2005-10-22 Thread Darren Duncan

At 3:26 PM +0100 10/22/05, Nicholas Clark wrote:

At the risk of re-enforcing my apparent optimism.

On Thu, Oct 20, 2005 at 04:02:10PM -0700, Darren Duncan wrote:


 that the next best one to exploit is ¤ (euro;
 unicode=20AC; utf8=E282AC), and the next best is


Woah. You've just demonstrated why Euro is far worse than any of the other
Unicode characters so far suggested. You mail headers say:

Content-Type: text/plain; charset=iso-8859-1 ; format=flowed

The symbol in your message *as sent* is the international currency symbol,
U00A4. The Euro symbol is not part of ISO-8859-1.
(ISO-8859-15 yes, but that's about 10 years more recent)
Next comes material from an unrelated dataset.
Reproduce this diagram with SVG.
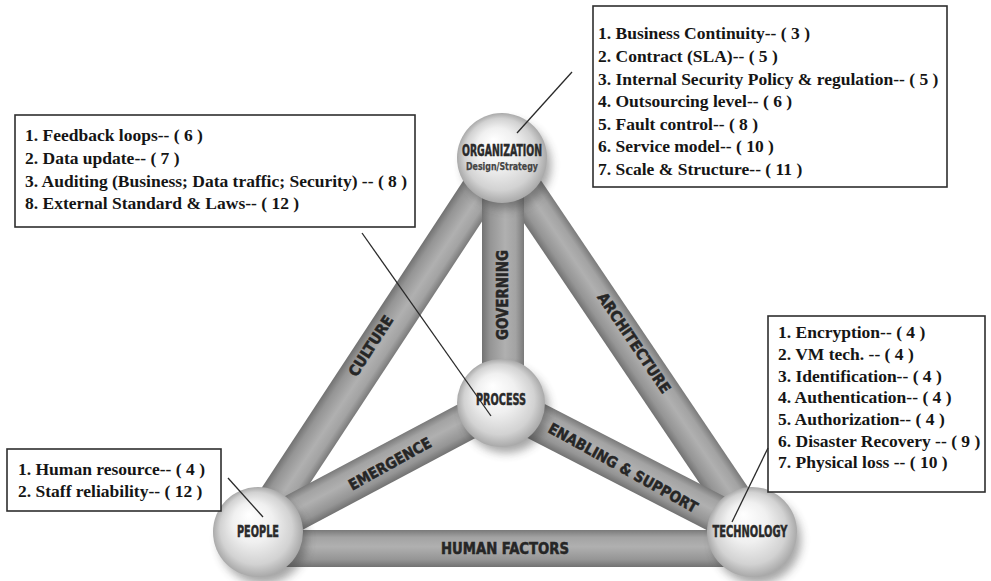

Actually, what you point out in my message is a 
limitation of my email client, which I didn't 
realize existed until now.


I then did a bit of research, and apparently the 
newest Eudora doesn't support customization of 
what character set messages are composed with, 
always sending them using ISO-8859-1.  This is 
apparently a an issue that many Eudora users 
requested fixed but haven't been addressed.


This said, sending UTF8 files as email 
attachments, rather than UTF8 in the message 
body, still works fine, AFAIK, as does 
transmitting them by other ways such as http or 
ftp etc.


And my normal text editor handles UTF8 correctly.

Also, apparently some other email clients handle UTF8 properly.

So my email client failed me, but my point still 
stands that Unicode characters should still be 
embraced in Perl 6.  I just need to replace my 
email client if I want to type them into the 
message body.


-- Darren Duncan